Sunday Mail
- Type: Newspaper
- Format: Broadsheet
- Owner: News Corp Australia
- Founder: Clarence P. Moody
- Editor: George Brickhill
- Founded: 4 May 1912; 113 years ago

= Sunday Mail (Adelaide) =

Australian newspaper

The Sunday Mail (originally titled The Mail) is an Adelaide newspaper first published on 4 May 1912 by Clarence P. Moody. Through much of the 20th century, The Advertiser was Adelaide's morning broadsheet, The News the afternoon tabloid, The Sunday Mail a vehicle for covering weekend sport, and Messenger Newspapers covering community news.
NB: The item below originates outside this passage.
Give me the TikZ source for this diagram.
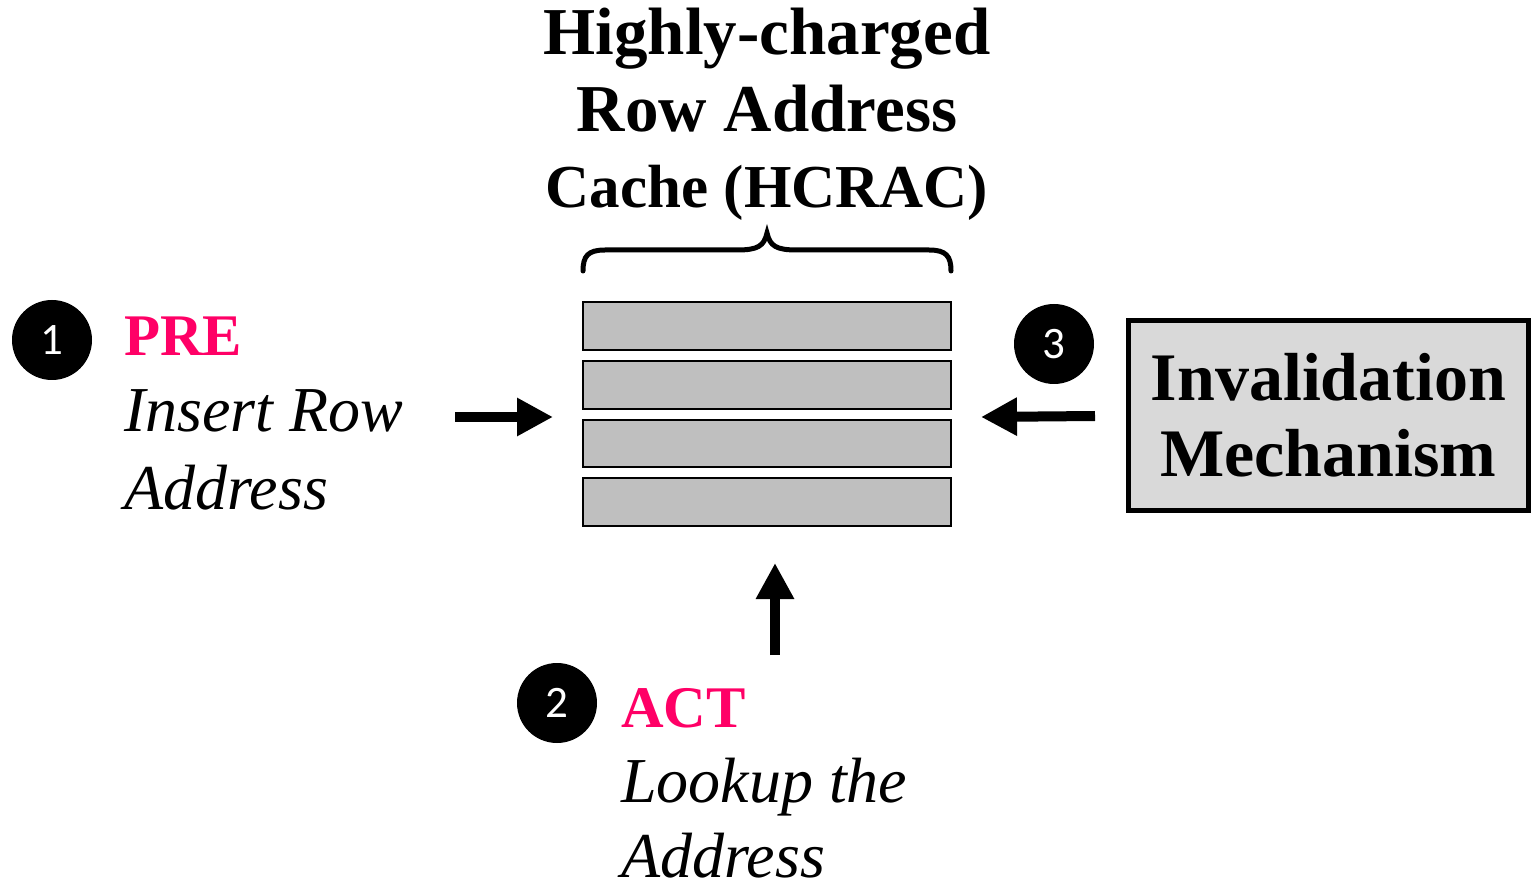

"Sunday Mail" is a business name of Advertiser Newspapers Pty Ltd, a private company that is part of News Corp Australia, which since 2004 has been a component of the U.S. multinational mass media company, News Corp.

== History ==

=== Mail ===
In 1912, Clarence Moody initially set up three newspapers – the Sporting Mail (1912–1914), Saturday Mail (1912–1917), and the Mail. The first two titles lasted only a few years, and the Mail itself went into liquidation in late 1914. Ownership passed briefly to George Annells and Frank Stone, and then to Herbert Syme. In May 1923 News Limited purchased the Mail and moved the newspaper to North Terrace. By this time The News had developed a strong sporting focus, and results of Saturday sporting matches of all types and grades were reported in the Mail.

=== Sunday Mail ===
The paper's name briefly changed to The SA Sunday Mail on 6 February 1954, and then Sunday Mail in 1955. The original 1912 circulation of 15,000 had risen to 213,000 by 1962. For its first 60 years the Mail was printed on Saturday nights. Initially two editions were published, with a "street" edition coming out at about 7:00 pm, followed by a midnight edition which was sold to theatre crowds later in the evening, and distributed throughout the state on Sunday mornings. The Sunday Mail was first published on a Sunday on 5 November 1972, and went on to survive the closure of The News in March 1992.

== Content ==
A particular focus was given to football and horse racing, with many fine sporting photographs and articles being printed. West Torrens footballer and yachtsman Ossie O'Grady became sports writer in 1926 and wrote sometimes controversial sporting feature articles. In the 1930s Ron Boland began his newspaper career as the horse racing writer, "Trafalgar". He was later to become editor of the News. Early motoring was another important feature of the newspaper from the 1920s, as was the advent of commercial radio and aviation. From 1922 under the editorship of George Brickhill, the Mail was a well-presented newspaper with quality reading on a range of topics. No doubt the professionally presented real-estate pages helped fund the improvements.

The much-loved "Possum's pages" were born in 1921 as "the Mail Club" with letters to "clubmates" written by "Possum". The page was called "Mates own corner". In 1924 May Gibbs's gumnut babies, "Bib and Bub", were the first full-scale comic page in the Mail. They were joined in 1932 by Bancks's Ginger Meggs. During the Second World War Lionel Coventry's "Alec the Airman" joined the pages of the paper. Colour was introduced to the comics at the end of the war. Oswald Pryor was cartoonist for the Mail in 1922-1923, followed by Hal Gye and, in the late 1920s, R. W. Blundell. Harry Longson was cartoonist during the war years.

The Second World War had a major impact, not least on newspaper reporting and production. Although horse racing and other sports were still covered in the pages of the Mail, space was also given to war news and the activities of the armed forces. During the war the "Gossip by Deidre" page gave way to the less frivolous "Diana's notebook" with photographs such as "Miss Patricia Hubbard at work in her father's factory" and other reflections of women's war effort activities. Even the "Suburban acre" gardening page took on a more serious tone as "Weeders digest".